For now they have wind. That is the good news. The bad news is that once again it is coming from the same direction they are trying to head, blowing directly down the Strait, funneling between Oman and Iran. THOMPSON and his crew are short tacking along the coast of Iran lining up for the final leg to the corner when they will be able to ease sheets and storm in to the finish in Qatar.
This is day 60 of their around-the-world odyssey and the crew are looking forward to finally touching dry land. The upwind sailing is no fun as Paul LARSEN (AUS) describes in his daily log. 'During our last watch the wind swung onto the nose and increased to 17 knots,' he wrote. 'Within minutes, even in a still very flat seastate, Doha 2006 began 'chopping wood'. These boats are not designed with comfort upwind as even a distant option. The underwater shape of these cats is very distinctive with most of the 'rocker' (longitudinal curvature) being aft. This means that there is a long flat run from about the middle to the bow and when the boat begins pitching this slaps the water all at once. It's not gentle, pretty or fast. All the romantic notions of savouring the last couple of days flew straight out the window. Once again we slowed down to barely double figures in order to preserve the boat whilst we gradually got headed off course by the breeze. Ho-hum. With every slam we are reminded once more that we are not home yet.'
To the south of Doha 2006 Tony BULLIMORE (GBR) and his crew on Daedalus are still making excellent progress as they approach the equator. They are midway between the Seychelles and the Chagos archipleago sailing at 14 knots. The storm that dogged them for almost a week is already a distant memory and with the conditions on board more moderate, BULLIMORE found the time to write and email describing what the sailing was like as they approached the Mauritius turning mark. 'We have now passed the Tropical Storm Isang,' he wrote. 'There were moments when l believed the narrow passageway we had to sail down, between Mauritius and the centre of the storm, was closing. It was worrying. Lee BRUCE, our shore based weather router and on board navigator Nick LEGGATT [RSA] did a great job. We all treated the last few days sailing very, very seriously. One wrong move could have put us at least four or five days behind our present position.'
Sailing a maxi-catamaran at full speed is one of the pure pleasures in life. The speed and intensity focuses your mind so that everything else around you blurs into the background. BULLIMORE described the sensation in the second part of his log. 'You stand on the helm, everything around you is pitch black apart from the red light of the steering compass. You're doing around 25 knots, instinctively feeling how the boat is working with the mountainous seas. One minute the boat feels like an out of control roller coaster and the next you know you have her under control, surfing down the long ski like slopes of yet another wave.
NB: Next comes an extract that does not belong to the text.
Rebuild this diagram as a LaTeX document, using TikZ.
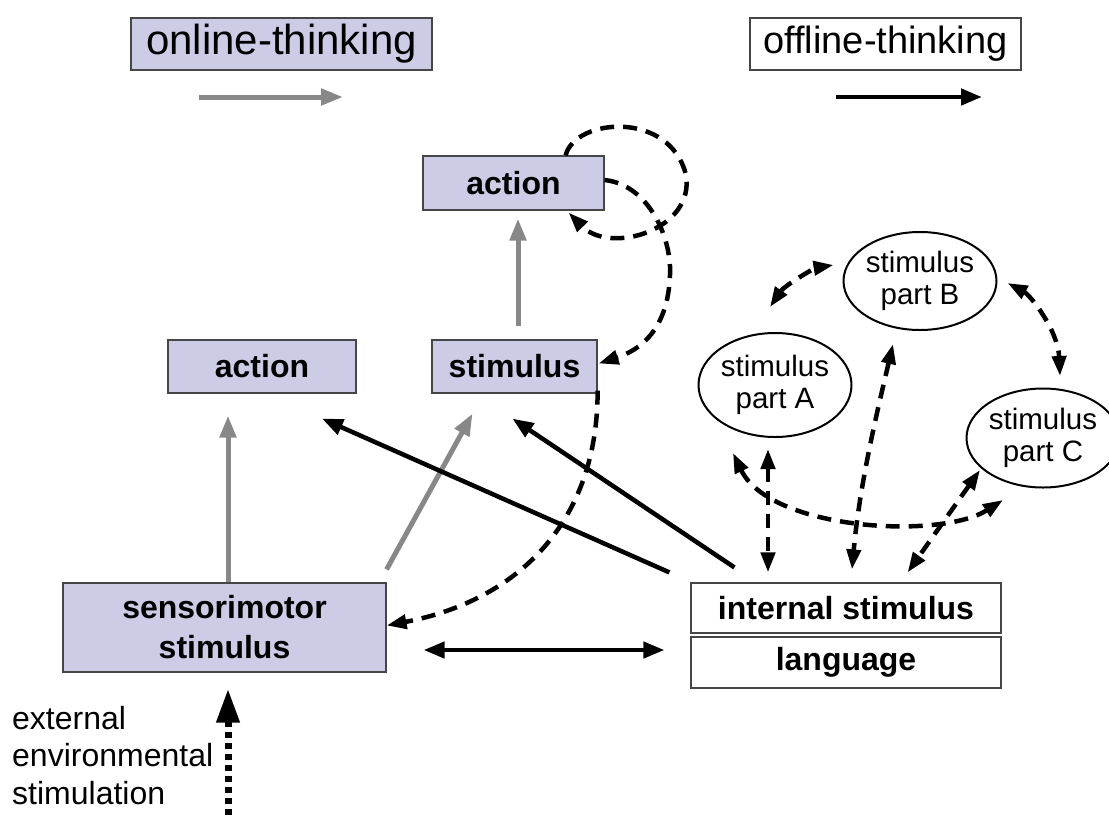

At surfing speeds of 30 knots plus, one's mind has got to be totally focused on what you are doing, no wandering off into another world.'
At the 0700 poll on Thursday Daedalus was sailing at 16.6 knots having covered just under 400 miles in the last 24 hours. They should cross the equator later this evening and finally be back in the Northern Hemisphere. With any luck by this time tomorrow THOMPSON and his team on Doha 2006 will be seeing the dunes of Doha and the finish of the Oryx Quest 2005.